▽
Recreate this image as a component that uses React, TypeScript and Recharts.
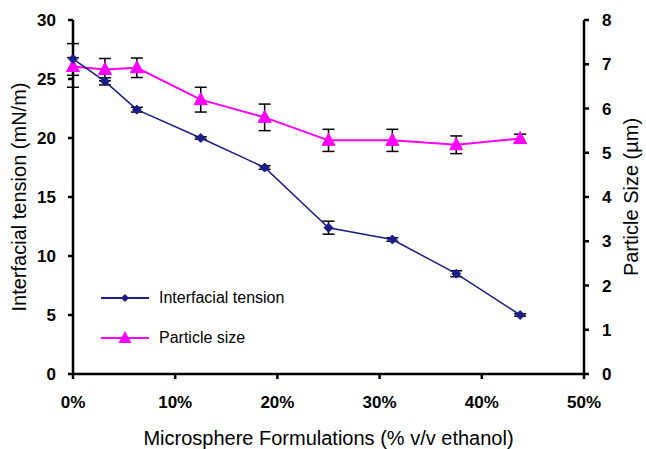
import React from 'react';
import { LineChart, Line, XAxis, YAxis, ErrorBar, Legend } from 'recharts';

const ethanolPct = [0, 3.125, 6.25, 12.5, 18.75, 25, 31.25, 37.5, 43.75];
const tension = [26.7, 24.8, 22.4, 20.0, 17.5, 12.4, 11.4, 8.5, 5.0];
const tensionErr: (number | number[])[] = [[2.4, 1.3], 0.3, 0.2, 0.1, 0.15, 0.55, 0.15, 0.25, 0.1];
const particleSize = [6.95, 6.88, 6.92, 6.2, 5.8, 5.28, 5.28, 5.18, 5.32];
const particleErr = [0.2, 0.25, 0.22, 0.28, 0.3, 0.25, 0.25, 0.2, 0.1];
const xTicks = [0, 10, 20, 30, 40, 50];
const leftTicks = [0, 5, 10, 15, 20, 25, 30];
const rightTicks = [0, 1, 2, 3, 4, 5, 6, 7, 8];

const data = ethanolPct.map((x, i) => ({
  x,
  tension: tension[i],
  tensionErr: tensionErr[i],
  size: particleSize[i],
  sizeErr: particleErr[i],
}));

const NAVY = '#1c1c8a';
const MAGENTA = '#ff00ff';
const FONT = '"Liberation Sans", Arial, sans-serif';

const Diamond = (props: any) => {
  const { cx, cy } = props;
  if (cx == null || cy == null) return null;
  const r = 4.5;
  return <polygon points={`${cx},${cy - r} ${cx + r},${cy} ${cx},${cy + r} ${cx - r},${cy}`} fill={NAVY} stroke={NAVY} />;
};

const Triangle = (props: any) => {
  const { cx, cy } = props;
  if (cx == null || cy == null) return null;
  return <polygon points={`${cx},${cy - 7} ${cx + 6.5},${cy + 5} ${cx - 6.5},${cy + 5}`} fill={MAGENTA} stroke={MAGENTA} />;
};

const legendItems = [
  { label: 'Interfacial tension', color: NAVY, kind: 'diamond' },
  { label: 'Particle size', color: MAGENTA, kind: 'triangle' },
];

const LegendContent = () => (
  <div style={{ fontFamily: FONT, fontSize: 16, color: '#000' }}>
    {legendItems.map((it) => (
      <div key={it.label} style={{ display: 'flex', alignItems: 'center', height: 40 }}>
        <svg width={54} height={16} style={{ marginRight: 4 }}>
          <line x1={0} y1={8} x2={48} y2={8} stroke={it.color} strokeWidth={2} />
          {it.kind === 'diamond' ? (
            <polygon points="24,4 28,8 24,12 20,8" fill={it.color} />
          ) : (
            <polygon points="24,1 30.5,13 17.5,13" fill={it.color} />
          )}
        </svg>
        <span>{it.label}</span>
      </div>
    ))}
  </div>
);

const tickStyle = { fontFamily: FONT, fontSize: 17, fontWeight: 700, fill: '#000' };
const axisLine = { stroke: '#000', strokeWidth: 2.5 };
const titleStyle = { fontFamily: FONT, fontSize: 20, fill: '#000', textAnchor: 'middle' as const };

export default function App() {
  return (
    <div style={{ position: 'absolute', left: 0, top: 0, background: '#fff' }}>
      <LineChart width={646} height={449} data={data} margin={{ top: 20, right: 0, bottom: 0, left: 0 }}>
        <XAxis
          dataKey="x"
          type="number"
          domain={[0, 50]}
          ticks={xTicks}
          tickFormatter={(v: number) => `${v}%`}
          tick={tickStyle}
          axisLine={axisLine}
          tickLine={axisLine}
          tickSize={5}
          tickMargin={17}
          height={75}
          label={{
            value: 'Microsphere Formulations (% v/v ethanol)',
            position: 'center',
            dy: 26,
            style: titleStyle,
          }}
        />
        <YAxis
          yAxisId="left"
          domain={[0, 30]}
          ticks={leftTicks}
          tick={tickStyle}
          axisLine={axisLine}
          tickLine={axisLine}
          tickSize={5}
          tickMargin={12}
          width={73}
          label={{
            value: 'Interfacial tension (mN/m)',
            angle: -90,
            position: 'center',
            dx: -18,
            style: titleStyle,
          }}
        />
        <YAxis
          yAxisId="right"
          orientation="right"
          domain={[0, 8]}
          ticks={rightTicks}
          tick={tickStyle}
          axisLine={axisLine}
          tickLine={axisLine}
          tickSize={5}
          tickMargin={13}
          width={62}
          label={{
            value: 'Particle Size (µm)',
            angle: -90,
            position: 'center',
            dx: 16,
            style: titleStyle,
          }}
        />
        <Line
          yAxisId="right"
          dataKey="size"
          stroke={MAGENTA}
          strokeWidth={2}
          dot={<Triangle />}
          activeDot={false}
          isAnimationActive={false}
        >
          <ErrorBar dataKey="sizeErr" direction="y" width={6} stroke="#000" strokeWidth={1.5} />
        </Line>
        <Line
          yAxisId="left"
          dataKey="tension"
          stroke={NAVY}
          strokeWidth={1.5}
          dot={<Diamond />}
          activeDot={false}
          isAnimationActive={false}
        >
          <ErrorBar dataKey="tensionErr" direction="y" width={6} stroke="#000" strokeWidth={1.5} />
        </Line>
        <Legend
          layout="vertical"
          align="center"
          verticalAlign="middle"
          content={<LegendContent />}
          wrapperStyle={{ left: 101, top: 278, width: 'auto', height: 'auto' }}
        />
      </LineChart>
    </div>
  );
}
△
YOUR OBJECTIVE. Select every line in the material above where the string "React" occurs, and copy it.

RESULT FOR THIS TASK.
Recreate this image as a component that uses React, TypeScript and Recharts.
import React from 'react';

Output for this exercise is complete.